Material shown ->
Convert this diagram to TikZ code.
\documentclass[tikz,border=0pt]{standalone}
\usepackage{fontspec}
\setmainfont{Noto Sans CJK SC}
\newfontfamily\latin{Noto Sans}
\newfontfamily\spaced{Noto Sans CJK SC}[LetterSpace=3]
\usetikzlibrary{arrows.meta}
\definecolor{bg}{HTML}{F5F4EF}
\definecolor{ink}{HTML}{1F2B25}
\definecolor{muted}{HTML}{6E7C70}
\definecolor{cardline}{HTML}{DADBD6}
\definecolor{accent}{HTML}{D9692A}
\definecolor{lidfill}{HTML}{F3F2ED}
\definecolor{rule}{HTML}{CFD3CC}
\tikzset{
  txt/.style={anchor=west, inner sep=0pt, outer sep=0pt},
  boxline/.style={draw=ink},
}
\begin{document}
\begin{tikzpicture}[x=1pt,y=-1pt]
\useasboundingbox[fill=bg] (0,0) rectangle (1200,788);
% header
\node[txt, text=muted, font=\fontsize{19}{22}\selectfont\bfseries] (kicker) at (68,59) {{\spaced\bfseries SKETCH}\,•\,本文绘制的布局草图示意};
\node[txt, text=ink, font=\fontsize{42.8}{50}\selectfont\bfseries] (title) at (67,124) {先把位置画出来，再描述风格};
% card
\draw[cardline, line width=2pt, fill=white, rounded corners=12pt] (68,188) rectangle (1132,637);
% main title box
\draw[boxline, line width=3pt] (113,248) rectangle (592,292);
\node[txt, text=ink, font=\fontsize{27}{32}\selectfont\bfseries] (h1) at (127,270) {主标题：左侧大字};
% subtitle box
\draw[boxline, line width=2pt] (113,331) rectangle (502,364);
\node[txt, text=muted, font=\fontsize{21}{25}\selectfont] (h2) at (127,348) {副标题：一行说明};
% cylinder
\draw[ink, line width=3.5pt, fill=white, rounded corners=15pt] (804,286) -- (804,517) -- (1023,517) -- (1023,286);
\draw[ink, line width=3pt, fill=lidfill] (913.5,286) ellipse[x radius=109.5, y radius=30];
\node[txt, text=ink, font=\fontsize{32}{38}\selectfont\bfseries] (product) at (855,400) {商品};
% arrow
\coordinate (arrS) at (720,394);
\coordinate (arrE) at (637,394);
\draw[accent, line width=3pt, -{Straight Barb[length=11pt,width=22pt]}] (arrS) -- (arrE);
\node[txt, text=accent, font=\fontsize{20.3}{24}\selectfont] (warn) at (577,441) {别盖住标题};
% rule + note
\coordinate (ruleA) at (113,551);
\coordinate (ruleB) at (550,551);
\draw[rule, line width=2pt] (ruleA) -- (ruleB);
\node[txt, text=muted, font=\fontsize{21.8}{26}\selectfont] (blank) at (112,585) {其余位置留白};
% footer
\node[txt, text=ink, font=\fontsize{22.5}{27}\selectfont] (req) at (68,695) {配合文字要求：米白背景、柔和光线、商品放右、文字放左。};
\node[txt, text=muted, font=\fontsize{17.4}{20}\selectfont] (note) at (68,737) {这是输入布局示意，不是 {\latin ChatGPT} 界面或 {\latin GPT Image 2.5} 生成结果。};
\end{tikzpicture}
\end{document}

---

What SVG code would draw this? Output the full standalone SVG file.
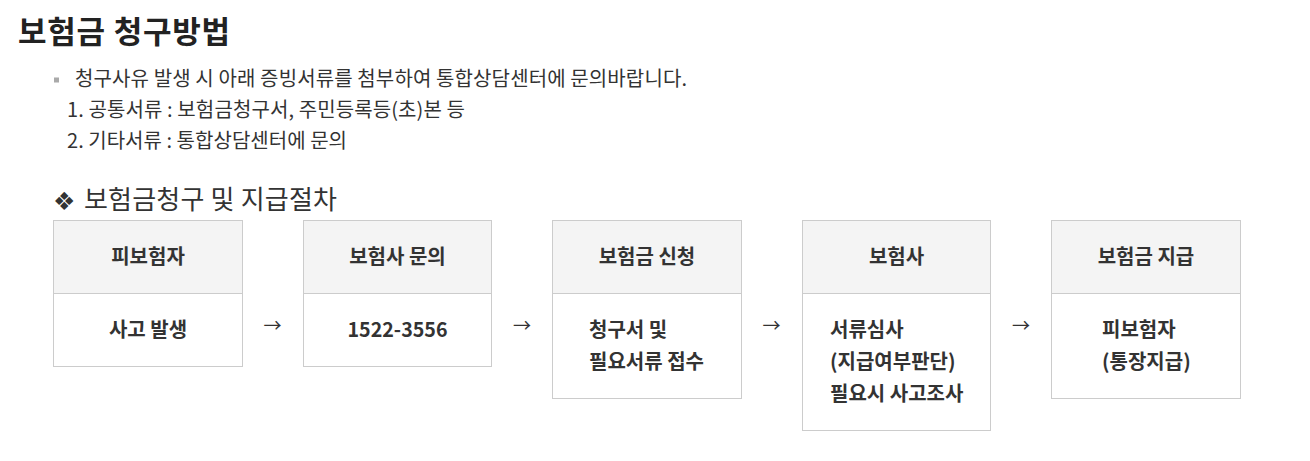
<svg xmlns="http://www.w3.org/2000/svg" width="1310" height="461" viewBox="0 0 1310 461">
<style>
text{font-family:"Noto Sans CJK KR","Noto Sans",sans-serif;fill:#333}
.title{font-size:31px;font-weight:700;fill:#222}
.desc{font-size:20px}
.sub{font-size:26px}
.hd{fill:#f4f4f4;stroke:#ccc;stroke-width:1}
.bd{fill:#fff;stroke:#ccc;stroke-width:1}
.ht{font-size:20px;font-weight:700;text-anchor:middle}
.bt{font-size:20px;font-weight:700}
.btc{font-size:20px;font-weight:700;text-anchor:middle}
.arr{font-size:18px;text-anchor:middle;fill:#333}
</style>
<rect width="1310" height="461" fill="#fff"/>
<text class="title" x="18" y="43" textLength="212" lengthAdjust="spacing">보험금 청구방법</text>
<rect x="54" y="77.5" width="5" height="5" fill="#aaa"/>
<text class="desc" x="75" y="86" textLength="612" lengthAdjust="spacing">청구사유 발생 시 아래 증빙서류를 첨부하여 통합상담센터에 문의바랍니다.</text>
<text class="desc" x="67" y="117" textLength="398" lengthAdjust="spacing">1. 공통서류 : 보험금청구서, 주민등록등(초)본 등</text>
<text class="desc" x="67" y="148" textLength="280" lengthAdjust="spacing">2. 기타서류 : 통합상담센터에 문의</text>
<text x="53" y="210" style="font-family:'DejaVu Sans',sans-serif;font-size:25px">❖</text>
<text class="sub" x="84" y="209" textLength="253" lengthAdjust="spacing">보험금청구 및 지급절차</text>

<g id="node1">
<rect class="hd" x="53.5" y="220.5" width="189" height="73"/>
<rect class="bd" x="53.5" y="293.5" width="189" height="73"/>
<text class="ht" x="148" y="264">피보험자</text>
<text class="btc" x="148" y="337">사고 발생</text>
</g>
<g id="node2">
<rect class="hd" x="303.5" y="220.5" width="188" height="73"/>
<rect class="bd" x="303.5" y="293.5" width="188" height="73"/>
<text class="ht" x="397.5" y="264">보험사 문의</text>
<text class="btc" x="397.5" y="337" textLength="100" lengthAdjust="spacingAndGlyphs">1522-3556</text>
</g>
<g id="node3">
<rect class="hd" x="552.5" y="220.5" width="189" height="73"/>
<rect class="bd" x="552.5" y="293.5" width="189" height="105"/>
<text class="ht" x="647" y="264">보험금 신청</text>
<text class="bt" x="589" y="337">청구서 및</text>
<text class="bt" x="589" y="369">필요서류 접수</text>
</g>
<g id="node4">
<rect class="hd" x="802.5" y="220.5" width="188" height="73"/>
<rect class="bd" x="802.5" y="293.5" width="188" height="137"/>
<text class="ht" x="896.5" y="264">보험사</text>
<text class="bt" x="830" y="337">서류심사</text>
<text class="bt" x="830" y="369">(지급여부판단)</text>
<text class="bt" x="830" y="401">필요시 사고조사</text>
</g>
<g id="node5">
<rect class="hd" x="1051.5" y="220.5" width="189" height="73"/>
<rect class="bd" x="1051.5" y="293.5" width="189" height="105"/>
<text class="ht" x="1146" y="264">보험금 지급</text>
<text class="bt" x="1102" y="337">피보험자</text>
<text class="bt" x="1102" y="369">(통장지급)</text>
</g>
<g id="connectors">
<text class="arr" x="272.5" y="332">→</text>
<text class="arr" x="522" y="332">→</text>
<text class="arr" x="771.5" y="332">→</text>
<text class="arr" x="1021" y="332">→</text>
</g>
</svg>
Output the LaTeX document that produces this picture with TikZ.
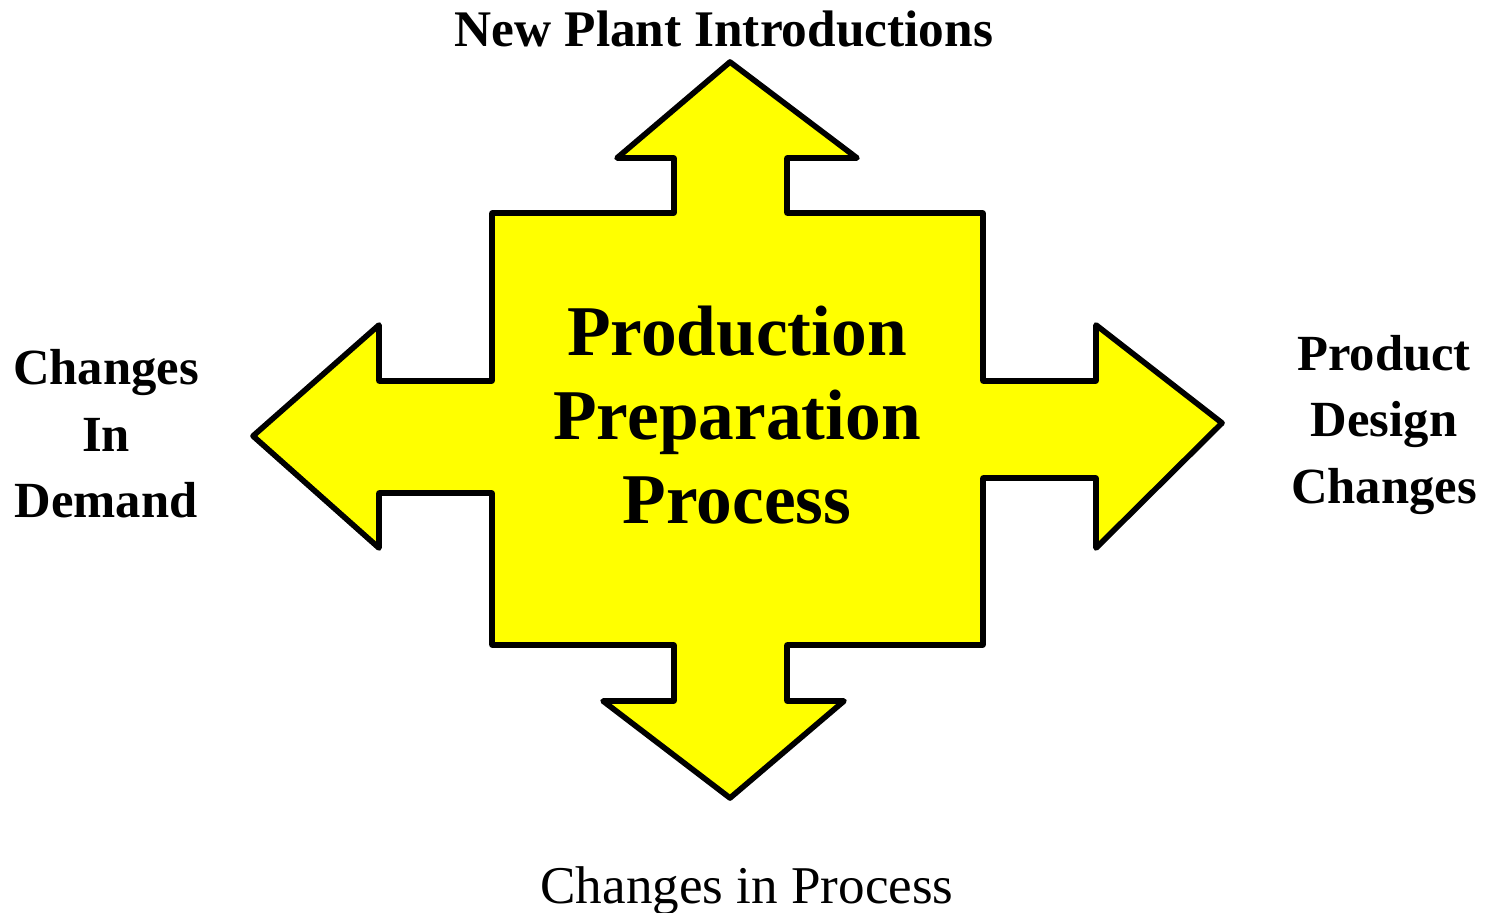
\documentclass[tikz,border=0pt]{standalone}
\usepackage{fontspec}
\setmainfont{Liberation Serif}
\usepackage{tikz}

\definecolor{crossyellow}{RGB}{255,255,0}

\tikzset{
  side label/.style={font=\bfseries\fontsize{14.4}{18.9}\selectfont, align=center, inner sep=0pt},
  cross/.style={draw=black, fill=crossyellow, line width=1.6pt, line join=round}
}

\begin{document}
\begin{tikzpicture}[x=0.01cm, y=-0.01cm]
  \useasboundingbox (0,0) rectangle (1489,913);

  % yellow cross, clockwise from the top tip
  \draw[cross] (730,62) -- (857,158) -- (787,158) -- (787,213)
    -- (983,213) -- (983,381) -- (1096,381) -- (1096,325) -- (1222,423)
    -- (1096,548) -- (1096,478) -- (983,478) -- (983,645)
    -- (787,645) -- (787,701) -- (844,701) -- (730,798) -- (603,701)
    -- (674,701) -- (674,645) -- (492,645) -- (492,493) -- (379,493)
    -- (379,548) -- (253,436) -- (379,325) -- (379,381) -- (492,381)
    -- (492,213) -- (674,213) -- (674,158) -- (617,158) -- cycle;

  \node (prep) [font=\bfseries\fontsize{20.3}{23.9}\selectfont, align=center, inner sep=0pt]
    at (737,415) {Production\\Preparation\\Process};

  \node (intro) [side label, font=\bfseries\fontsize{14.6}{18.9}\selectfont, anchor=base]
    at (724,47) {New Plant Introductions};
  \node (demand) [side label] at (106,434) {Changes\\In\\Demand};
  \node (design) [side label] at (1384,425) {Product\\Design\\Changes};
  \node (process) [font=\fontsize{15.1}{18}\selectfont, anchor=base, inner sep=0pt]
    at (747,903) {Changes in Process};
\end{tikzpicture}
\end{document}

The request ->
Starting at the line that contains "Output the LaTeX" and stopping after the line that contains "(0,0) rectangle (1489,913);", copy every line exactly. Leave any pictures behind.

Task response ->
Output the LaTeX document that produces this picture with TikZ.
\documentclass[tikz,border=0pt]{standalone}
\usepackage{fontspec}
\setmainfont{Liberation Serif}
\usepackage{tikz}

\definecolor{crossyellow}{RGB}{255,255,0}

\tikzset{
  side label/.style={font=\bfseries\fontsize{14.4}{18.9}\selectfont, align=center, inner sep=0pt},
  cross/.style={draw=black, fill=crossyellow, line width=1.6pt, line join=round}
}

\begin{document}
\begin{tikzpicture}[x=0.01cm, y=-0.01cm]
  \useasboundingbox (0,0) rectangle (1489,913);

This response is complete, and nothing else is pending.